There isn't a vast field of data supporting the idea that stem cell therapy might be dangerous. An example of the possible negative effects is the case of an Israeli child who developed benign brain and spinal cord tumors after receiving transplants of human fetal stem cells in a Russian clinic. Furthermore, many physicians and scientists have expressed their reservations about the administration of the therapy without prior testing. Prof. Timothy Caulfield, research director of the Health Law Institute at the University of Alberta, said that there is one thing that Dr. Geeta could do to end this controversy regarding her treatment--If people are getting better, people are experiencing improvements--let's see the data." Peculiar enough, Dr. Geeta refuses to share her data, has not submitted to peer review, and has not performed any controlled clinical trials. "Dr. Geeta has not published data on it, that is not very ethical. Share your discovery with the world and peers can critique and improve your technique," insisted Prof. Caulfield. This led other researchers to label her as a fraud! As part of a rapidly expanding industry in stem cell treatments worldwide with an average cost of $21,500 for treatment per patient, some healthcare providers are asking for evidence of success before justifying the exorbitant sums of money patients are spending. Prof. Caulfield suspects that some combination of placebo-effect, cognitive dissonance based on the very high price tag, and immuno-response to the foreign fluid she injects gives patients the sense that their bodies are responding to treatment.

Medical researchers are skeptical of Dr.
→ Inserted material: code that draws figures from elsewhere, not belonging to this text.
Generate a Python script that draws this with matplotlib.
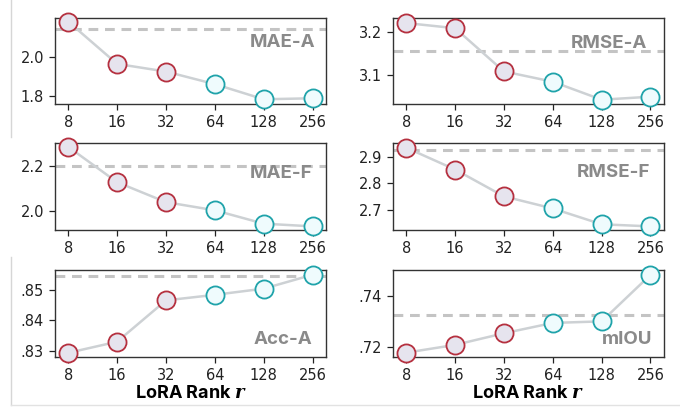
import matplotlib
matplotlib.use("Agg")
import matplotlib.pyplot as plt
from matplotlib.lines import Line2D

plt.rcParams["mathtext.fontset"] = "dejavuserif"

ranks = ["8", "16", "32", "64", "128", "256"]

mae_a = [2.178, 1.963, 1.924, 1.860, 1.783, 1.788]
rmse_a = [3.222, 3.210, 3.109, 3.085, 3.043, 3.050]
mae_f = [2.283, 2.127, 2.039, 2.003, 1.944, 1.932]
rmse_f = [2.935, 2.852, 2.750, 2.704, 2.644, 2.636]
acc_a = [0.8295, 0.8331, 0.8465, 0.8483, 0.8503, 0.8548]
miou = [0.7179, 0.7209, 0.7254, 0.7294, 0.7300, 0.7480]

# dashed reference values
base = {"MAE-A": 2.142, "RMSE-A": 3.156, "MAE-F": 2.199,
        "RMSE-F": 2.925, "Acc-A": 0.8545, "mIOU": 0.7323}

panels = [
    ("MAE-A", mae_a, (1.759, 2.197), [1.8, 2.0], ["1.8", "2.0"], (0.96, 0.71)),
    ("RMSE-A", rmse_a, (3.033, 3.234), [3.1, 3.2], ["3.1", "3.2"], (0.94, 0.70)),
    ("MAE-F", mae_f, (1.918, 2.298), [2.0, 2.2], ["2.0", "2.2"], (0.95, 0.655)),
    ("RMSE-F", rmse_f, (2.624, 2.951), [2.7, 2.8, 2.9], ["2.7", "2.8", "2.9"], (0.95, 0.66)),
    ("Acc-A", acc_a, (0.8283, 0.8562), [0.83, 0.84, 0.85], [".83", ".84", ".85"], (0.95, 0.2)),
    ("mIOU", miou, (0.7164, 0.7497), [0.72, 0.74], [".72", ".74"], (0.96, 0.2)),
]

fig = plt.figure(figsize=(6.8, 4.07), dpi=100)

lefts = [0.081, 0.578]
bottoms = [0.7445, 0.436, 0.124]
w, h = 0.398, 0.2115

x = list(range(len(ranks)))
red_edge, red_fill = "#b5303f", "#e6e4ee"
teal_edge, teal_fill = "#1fa3aa", "#effbfd"

for i, (name, vals, ylim, yt, ytl, tpos) in enumerate(panels):
    row, col = divmod(i, 2)
    ax = fig.add_axes([lefts[col], bottoms[row], w, h])
    ax.axhline(base[name], color="#c4c4c4", lw=2.2, ls=(0, (3.2, 2.2)), zorder=1)
    ax.plot(x, vals, color="#cdd1d4", lw=1.8, zorder=2)
    ax.scatter(x[:3], vals[:3], s=170, facecolor=red_fill, edgecolor=red_edge,
               linewidth=1.3, zorder=3, clip_on=False)
    ax.scatter(x[3:], vals[3:], s=170, facecolor=teal_fill, edgecolor=teal_edge,
               linewidth=1.3, zorder=3, clip_on=False)
    ax.set_xlim(-0.27, 5.27)
    ax.set_ylim(*ylim)
    ax.set_xticks(x)
    ax.set_xticklabels(ranks)
    ax.set_yticks(yt)
    ax.set_yticklabels(ytl)
    ax.tick_params(labelsize=10.5, length=4, width=0.9, pad=4, colors="#222222")
    for s in ax.spines.values():
        s.set_linewidth(1.0)
        s.set_color("#333333")
    ax.text(tpos[0], tpos[1], name, transform=ax.transAxes, ha="right", va="center",
            fontsize=13.5, fontweight="bold", color="#8a8a8a", family="Inter", zorder=4)
    if row == 2:
        ax.set_xlabel(r"LoRA Rank $\mathbfit{r}$", fontsize=13, fontweight="bold",
                      family="Inter", labelpad=2)

# faint page borders from the source figure
fig.add_artist(Line2D([11 / 680, 11 / 680], [1.0, 1 - 137 / 407], color="#d6d6d6", lw=1))
fig.add_artist(Line2D([11 / 680, 11 / 680], [1 - 257 / 407, 1 - 405 / 407], color="#d6d6d6", lw=1))
fig.add_artist(Line2D([11 / 680, 1.0], [1 - 405 / 407, 1 - 405 / 407], color="#e2e2e2", lw=1))

fig.savefig("out.png", dpi=100)
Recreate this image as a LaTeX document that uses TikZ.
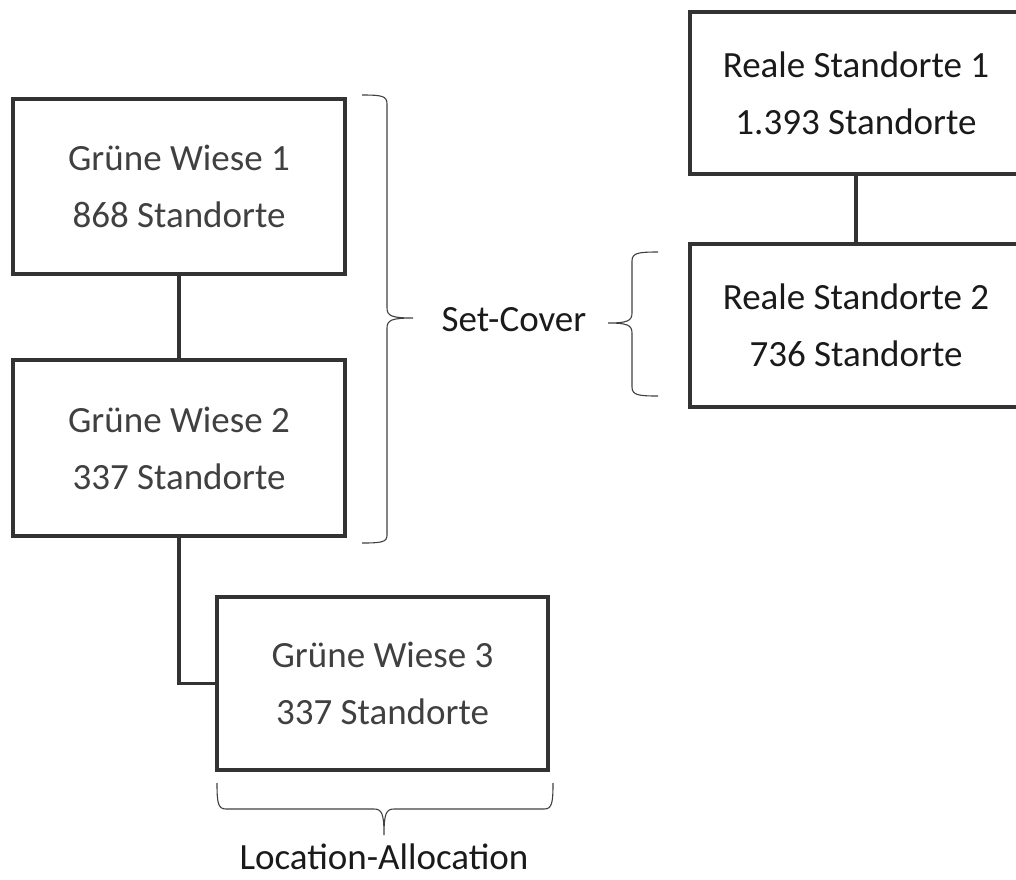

Geeta Shroff’s claims, and brand many rogue stem-cell physicians dangerous quacks offering expensive, unproven and potentially dangerous treatments that are banned in in many countries. The practice of submitting one's research and findings to peer review is widely considered a cornerstone of good science. Doctors believe that without safety trials and randomized clinical studies, her treatments are unverifiable and potentially dangerous.To date, Dr Shroff has refused to do so. Instead, she has patented her technique, a route more familiar in business than medicine.

Having treated over 700 patients with her stem-cell therapy technique, Dr. Shroff's sample is sizable enough and can benefit science and innovation in the technique. She can do the world a favor by being more transparent and publish the compiled data of her patients. While in medicine and health care there is much competition in both research and practice, it would not be convincing to argue that those who criticize Dr. Shroff do so because of jealousy over her comparative success or the amount of money she has amassed. For this reason it is imperative for Indian medical authorities to regulate the treatment to ensure that it is work while and the results substantiated. This may be the only way to decide whether Dr. Geeta Shroff is a Saviour, and not a Fraud!